Ну так! Самая лучшая сцена, какая только есть во всем «Годунове»...Я.
По наружной отделке — не спорю! Но тем для ней хуже!.. Я согласен, что эта сцена, взятая отдельно, есть блистательнейшее произведение поэзии. Она горит мыслями, кипит чувством. Но, по несчастию, ей недостает самой простейшей и самой важнейшей вещи — исторической истины. Ну возможно ли, чтобы старец Пимен, сколь ни много видел он при дворе Иоанновом, мог восторгнуться до того высшего взгляда на судьбы человеческие, которого из всех нынешних французских и немецких систем не мог вычитать, при всей своей досужести, так называемый историк русского народа?[43] Сии высокие мысли:Минувшее проходит предо мной —Давно ль оно неслось событий полно,Волнуяся, как море-океан?Теперь оно безмолвно и спокойно:Не много лиц мне память сохранила,Не много слов доходит до меня,А прочее погибло невозвратно!

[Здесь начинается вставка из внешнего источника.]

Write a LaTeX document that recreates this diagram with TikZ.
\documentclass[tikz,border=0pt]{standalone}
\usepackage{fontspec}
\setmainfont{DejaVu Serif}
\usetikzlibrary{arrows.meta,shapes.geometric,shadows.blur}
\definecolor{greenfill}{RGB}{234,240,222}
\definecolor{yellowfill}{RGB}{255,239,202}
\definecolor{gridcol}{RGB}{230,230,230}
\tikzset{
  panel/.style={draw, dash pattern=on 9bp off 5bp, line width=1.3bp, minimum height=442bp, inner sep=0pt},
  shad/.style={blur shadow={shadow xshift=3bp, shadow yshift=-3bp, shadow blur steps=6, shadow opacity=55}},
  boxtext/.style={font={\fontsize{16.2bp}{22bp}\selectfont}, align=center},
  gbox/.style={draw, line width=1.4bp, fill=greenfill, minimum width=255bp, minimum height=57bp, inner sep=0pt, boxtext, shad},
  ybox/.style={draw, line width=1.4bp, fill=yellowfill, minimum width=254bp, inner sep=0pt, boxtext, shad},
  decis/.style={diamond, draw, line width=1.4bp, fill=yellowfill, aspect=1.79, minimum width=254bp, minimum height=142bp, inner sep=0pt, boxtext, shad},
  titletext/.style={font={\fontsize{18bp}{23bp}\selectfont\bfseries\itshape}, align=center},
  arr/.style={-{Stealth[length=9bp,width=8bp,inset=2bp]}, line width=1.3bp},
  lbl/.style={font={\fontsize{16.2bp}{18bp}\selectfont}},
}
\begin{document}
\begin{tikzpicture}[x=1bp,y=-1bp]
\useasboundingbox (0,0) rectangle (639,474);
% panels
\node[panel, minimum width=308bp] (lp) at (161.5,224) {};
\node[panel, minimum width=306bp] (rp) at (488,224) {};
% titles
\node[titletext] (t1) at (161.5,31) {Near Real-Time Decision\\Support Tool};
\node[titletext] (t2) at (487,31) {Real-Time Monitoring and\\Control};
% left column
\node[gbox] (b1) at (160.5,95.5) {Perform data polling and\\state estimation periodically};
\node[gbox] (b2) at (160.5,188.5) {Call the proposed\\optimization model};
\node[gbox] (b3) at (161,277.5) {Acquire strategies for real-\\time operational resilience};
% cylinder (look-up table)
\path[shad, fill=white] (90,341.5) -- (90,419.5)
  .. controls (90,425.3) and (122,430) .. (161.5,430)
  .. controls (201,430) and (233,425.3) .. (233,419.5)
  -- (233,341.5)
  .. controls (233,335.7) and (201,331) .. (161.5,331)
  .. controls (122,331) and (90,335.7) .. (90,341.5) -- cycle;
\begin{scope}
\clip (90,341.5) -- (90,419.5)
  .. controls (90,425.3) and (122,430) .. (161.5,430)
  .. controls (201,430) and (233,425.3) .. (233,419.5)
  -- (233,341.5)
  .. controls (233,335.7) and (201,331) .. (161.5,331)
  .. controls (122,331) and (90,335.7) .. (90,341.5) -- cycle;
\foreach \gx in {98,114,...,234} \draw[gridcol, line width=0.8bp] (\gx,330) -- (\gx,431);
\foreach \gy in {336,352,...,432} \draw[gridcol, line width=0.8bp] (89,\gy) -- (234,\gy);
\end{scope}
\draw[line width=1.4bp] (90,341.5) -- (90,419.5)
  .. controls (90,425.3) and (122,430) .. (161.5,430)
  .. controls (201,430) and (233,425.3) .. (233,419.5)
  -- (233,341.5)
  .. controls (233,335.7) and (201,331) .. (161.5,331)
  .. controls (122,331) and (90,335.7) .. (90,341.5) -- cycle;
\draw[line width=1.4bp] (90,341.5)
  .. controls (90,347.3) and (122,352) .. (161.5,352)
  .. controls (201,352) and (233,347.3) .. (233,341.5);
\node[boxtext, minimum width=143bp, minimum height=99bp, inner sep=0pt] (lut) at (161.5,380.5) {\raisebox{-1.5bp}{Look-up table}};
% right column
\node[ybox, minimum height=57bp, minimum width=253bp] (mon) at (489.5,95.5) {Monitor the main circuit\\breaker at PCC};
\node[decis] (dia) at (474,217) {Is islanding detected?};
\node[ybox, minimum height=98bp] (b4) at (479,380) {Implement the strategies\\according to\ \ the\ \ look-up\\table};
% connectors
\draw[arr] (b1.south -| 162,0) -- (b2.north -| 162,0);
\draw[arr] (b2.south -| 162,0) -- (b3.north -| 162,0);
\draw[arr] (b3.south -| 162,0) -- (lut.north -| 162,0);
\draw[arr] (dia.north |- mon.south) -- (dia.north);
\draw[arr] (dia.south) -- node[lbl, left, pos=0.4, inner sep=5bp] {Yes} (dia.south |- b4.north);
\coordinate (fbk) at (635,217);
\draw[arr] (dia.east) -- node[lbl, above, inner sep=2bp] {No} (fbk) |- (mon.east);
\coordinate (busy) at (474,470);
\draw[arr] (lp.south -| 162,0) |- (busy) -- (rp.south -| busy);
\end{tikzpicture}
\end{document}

сии высокие мысли — хотя поэт и старался переложить их на древнее русское наречие — обличают в смиренном чудовском отшельнике наследника идей Гердеровых*. Прекрасно, да — не на месте!.. Но оставляя это, как промах, слишком выкупаемый своим относительным достоинством, я не могу извинить ничем той неверности и того беспрестанного противоречия с самим собой, которое представляет лицо Лжедимитрия. В первой сцене, о которой я теперь говорил, он является пламенным энтузиастом, летающим дерзкими мыслями по поднебесью, но между тем еще носящим на себе печать детской простоты, нарезанную иноческим послушанием. В «корчме на литовской границе» — он уже отчаянный разбойник, изученный всем приемам опытного преступления. Непосредственно вслед за тем, у князя Вишневецкого — беглый чудовский монах витийствует пышными фразами о высоком значении поэзии:
Я верую в пророчества пиитов.Нет, не вотще в их пламенной груди Кипит восторг: благословится подвиг,Его ж они прославили заране!